Mientras tanto, la anarquía va ganado terreno. El Señorón se siente tan seguro que desde el inicio de la pandemia reparte despensas con su firma en los barrios pobres. Como ninguno de los cárteles en pugna podría operar sin apoyo policiaco, hay motivos para sospechar que Cuernavaca ya es una plaza comprada, como lo era Iguala cuando desaparecieron los 43 normalistas de Ayotzinapa. Pero como hay una puja entre dos o más compradores, ninguno tiene asegurada la hegemonía. Sólo una cosa es clara: en Cuernavaca ya no mandan Cuauhtémoc Blanco ni Antonio Villalobos Adán. Derrocados por el Señorón y el Mencho, ahora son cobradores de impuestos que se limitan a lamentar los asesinatos.

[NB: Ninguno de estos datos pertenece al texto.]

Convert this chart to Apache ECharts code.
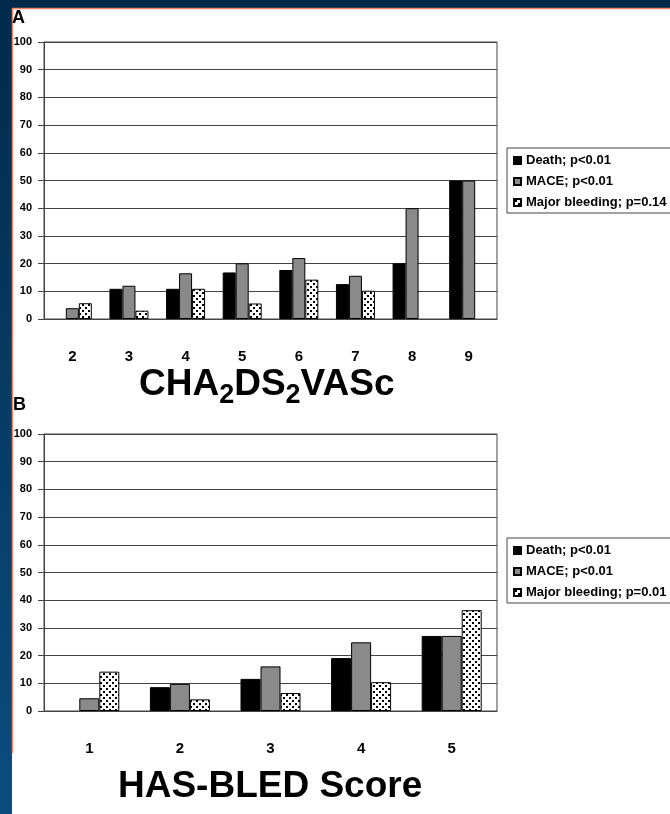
<!DOCTYPE html>
<html>
<head>
<meta charset="utf-8">
<script src="https://cdn.jsdelivr.net/npm/echarts@6/dist/echarts.min.js"></script>
<style>
html, body { margin: 0; padding: 0; }
#main { width: 670px; height: 814px; }
</style>
</head>
<body>
<div id="main"></div>
<script>
// A: CHA2DS2VASc score
var scoresA = ['2', '3', '4', '5', '6', '7', '8', '9'];
var deathA = [0, 10.9, 10.9, 16.8, 17.7, 12.6, 20.1, 50];
var maceA = [3.9, 12.0, 16.5, 20.1, 22.0, 15.6, 40.0, 50];
var bleedA = [5.7, 3.0, 10.9, 5.6, 14.2, 10.2, 0, 0];
var namesA = ['Death; p<0.01', 'MACE; p<0.01', 'Major bleeding; p=0.14'];

// B: HAS-BLED score
var scoresB = ['1', '2', '3', '4', '5'];
var deathB = [0, 8.6, 11.6, 19.1, 27.1];
var maceB = [4.6, 9.8, 16.1, 24.8, 27.1];
var bleedB = [14.2, 4.2, 6.5, 10.4, 36.4];
var namesB = ['Death; p<0.01', 'MACE; p<0.01', 'Major bleeding; p=0.01'];

var yTicks = [0, 100, 10];

var FONT = '"Liberation Sans", Arial, sans-serif';

// dotted fill for the bleeding bars
function dotPattern() {
    var c = document.createElement('canvas');
    c.width = 6;
    c.height = 6;
    var g = c.getContext('2d');
    g.fillStyle = '#fff';
    g.fillRect(0, 0, 6, 6);
    g.fillStyle = '#000';
    g.fillRect(1, 1, 2, 2);
    g.fillRect(4, 4, 2, 2);
    return c;
}
var dots = { image: dotPattern(), repeat: 'repeat' };
var colors = ['#000000', '#8a8a8a', dots];

function bars(name, data, color, idx, w) {
    return {
        type: 'bar',
        name: name,
        // a zero bar has no outline in the original
        data: data.map(function (v) {
            return v === 0 ? { value: v, itemStyle: { borderWidth: 0 } } : v;
        }),
        xAxisIndex: idx,
        yAxisIndex: idx,
        barWidth: w,
        barGap: '0%',
        itemStyle: { color: color, borderColor: '#000', borderWidth: 1 }
    };
}

function xAxis(cats, idx) {
    return {
        type: 'category',
        gridIndex: idx,
        data: cats,
        axisLine: { lineStyle: { color: '#444', width: 1 } },
        axisTick: { length: 5, lineStyle: { color: '#444' } },
        axisLabel: { margin: 30, color: '#000', fontSize: 15, fontWeight: 'bold', fontFamily: FONT }
    };
}

function yAxis(idx) {
    return {
        type: 'value',
        gridIndex: idx,
        min: yTicks[0],
        max: yTicks[1],
        interval: yTicks[2],
        axisLine: { show: true, lineStyle: { color: '#444', width: 1 } },
        axisTick: { show: true, length: 6, lineStyle: { color: '#444' } },
        axisLabel: { margin: 12, color: '#000', fontSize: 11, fontWeight: 'bold', fontFamily: FONT },
        splitLine: { lineStyle: { color: '#444', width: 1 } }
    };
}

function legend(names, top) {
    return {
        data: names,
        orient: 'vertical',
        left: 507,
        top: top,
        padding: [6, 6, 4, 6],
        itemGap: 8,
        itemWidth: 7,
        itemHeight: 7,
        icon: 'rect',
        selectedMode: false,
        borderColor: '#444',
        borderWidth: 1,
        textStyle: { color: '#000', fontSize: 13, fontWeight: 'bold', fontFamily: FONT }
    };
}

var chart = echarts.init(document.getElementById('main'));

var option = {
    backgroundColor: '#01294a',
    animation: false,
    graphic: [
        { type: 'rect', z: -10, shape: { x: 0, y: 0, width: 12, height: 814 },
          style: { fill: new echarts.graphic.LinearGradient(0, 0, 0, 1, [
              { offset: 0, color: '#012a4b' }, { offset: 1, color: '#0b4c7e' }]) } },
        { type: 'rect', z: -10, shape: { x: 12, y: 8, width: 658, height: 806 }, style: { fill: '#fff' } },
        { type: 'line', z: -9, shape: { x1: 12, y1: 8.5, x2: 670, y2: 8.5 }, style: { stroke: '#f08466', lineWidth: 1.5 } },
        { type: 'line', z: -9, shape: { x1: 12.5, y1: 8, x2: 12.5, y2: 753 }, style: { stroke: '#f08466', lineWidth: 1.5 } },
        { type: 'text', left: 12, top: 9, style: { text: 'A', fontSize: 18, fontWeight: 'bold', fontFamily: FONT, fill: '#000' } },
        { type: 'text', left: 13, top: 396, style: { text: 'B', fontSize: 18, fontWeight: 'bold', fontFamily: FONT, fill: '#000' } },
        { type: 'text', left: 139, top: 366, style: {
            text: '{m|CHA}{s|2}{m|DS}{s|2}{m|VASc}',
            fill: '#000',
            rich: {
                m: { fontSize: 37, fontWeight: 'bold', fontFamily: FONT, lineHeight: 40 },
                s: { fontSize: 27, fontWeight: 'bold', fontFamily: FONT, padding: [22, 0, 0, 0] }
            }
        } },
        { type: 'text', left: 118, top: 768, style: { text: 'HAS-BLED Score', fontSize: 37, fontWeight: 'bold', fontFamily: FONT, fill: '#000' } }
    ],
    legend: [legend(namesA, 148), legend(namesB, 538)],
    grid: [
        { left: 44, top: 42, width: 453, height: 277, show: true, borderColor: '#444', borderWidth: 1 },
        { left: 44, top: 434, width: 453, height: 277, show: true, borderColor: '#444', borderWidth: 1 }
    ],
    xAxis: [xAxis(scoresA, 0), xAxis(scoresB, 1)],
    yAxis: [yAxis(0), yAxis(1)],
    series: [
        bars(namesA[0], deathA, colors[0], 0, 13),
        bars(namesA[1], maceA, colors[1], 0, 13),
        bars(namesA[2], bleedA, colors[2], 0, 13),
        bars(namesB[0], deathB, colors[0], 1, 20),
        bars(namesB[1], maceB, colors[1], 1, 20),
        bars(namesB[2], bleedB, colors[2], 1, 20)
    ]
};

chart.setOption(option);
window.addEventListener('resize', function () {
    chart.resize();
});
</script>
</body>
</html>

El miércoles pasado hubo una balacera más, ahora en la Plaza Averanda, donde voy con frecuencia a pasear a mi perra. Una banda de ladrones intentó asaltar una joyería y se dio a la fuga sin conseguirlo. El 14 de agosto hubo otra matanza muy cerca de la misma plaza, en la colonia Flores Magón, donde murieron seis personas. Mucha gente ya no quiere salir a ninguna parte, de modo que esta oleada delictiva puede agravar el círculo vicioso de las quiebras de negocios y el desempleo. Condenados al arresto domiciliario, los vecinos de la muerte sólo podemos rogarle, de la manera más comedida, que sea tan amable de no tocar nuestra puerta.